Single by Pabllo Vittar

from the album Vai Passar Mal
- Released: April 19, 2017
- Genre: forró eletrônico;
- Length: 2:35
- Label: BMT Produções
- Songwriters: Rodrigo Gorky; Maffalda; Pablo Bispo;
- Producer: Gorky

Pabllo Vittar singles chronology
| "Todo Dia" (2017) | "K.O." (2017) | "Sua Cara" (2017) |

= K.O. (song) =

"K.O." is a song by Brazilian drag queen Pabllo Vittar, released as the third single from her debut album Vai Passar Mal (2017). The song was written by Rodrigo Gorky, Maffalda and Pablo Bispo. It was released on April 19, 2017 by independent label BMT Produções. The music video was released on the same day, directed by João Monteiro and includes Malcolm Matheus as a guest, from Rede Globo's program Amor & Sexo.

== Reception ==
The track was officially released on April 19, 2017. On Spotify, the song has reached almost 80 million streams and has become the most successful song by a drag queen. It was also the most heard song in July 2017 in Spotify Brazil.

=== Commercial reception ===
Without a record label, the song had difficulty getting radio airplay, so with its popularity on the internet with several covers, the track ended up being conveyed by popular demand. Thus, the song debuted on Brasil Hot 100 Airplay and Hot Pop & Popular at numbers 78 and 16, respectively.

== Music video ==

Vittar dressed as a boxing fighter in the video.

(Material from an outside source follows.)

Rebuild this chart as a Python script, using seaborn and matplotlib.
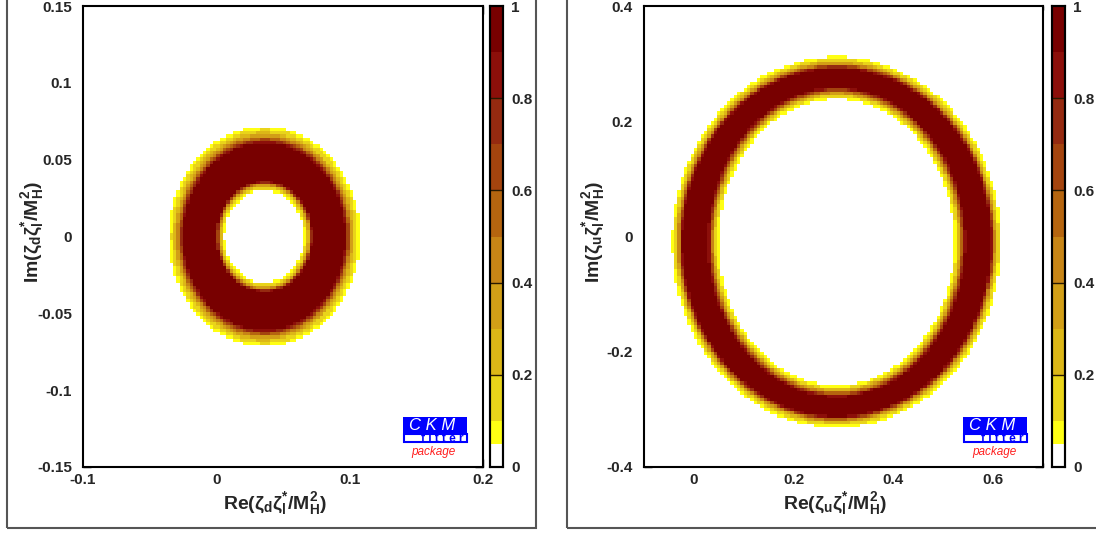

The video was filmed on March 24, 2017. It was directed by João Monteiro, who directed videos for also drag queens Aretuza Lovi and Gloria Groove. Malcolm Matheus plays a boxing fighter. The music video reached 2 million views in two days and soon consecrated itself as the most watched music video by a drag queen with 26.1 million views, beating Vittar's own record with Todo Dia. As of December 2017, K.O. has surpassed 260 million views on YouTube.

== Track listing and formats ==
  - Digital download
1. "K.O." – 2:35
2. "K.O. (Enderhax Remix)" – 4:24

== Charts ==

| Chart (2017) | Peak position |
|---|---|
| Brazil (Hot 100 Airplay) | 66 |
| Brazil (Billboard Hot Pop & Popular) | 6 |
| Brazil Hot Streaming (Pro-Música Brasil) | 20 |

===Year-end charts===

| Chart (2017) | Position |
|---|---|
| Brazil (Pro-Música Brasil) | 6 |

== Certifications ==

Certifications for K.O
| Region | Certification | Certified units/sales |
| Brazil (Pro-Música Brasil) | Diamond | 300,000^{‡} |
^{‡} Sales+streaming figures based on certification alone.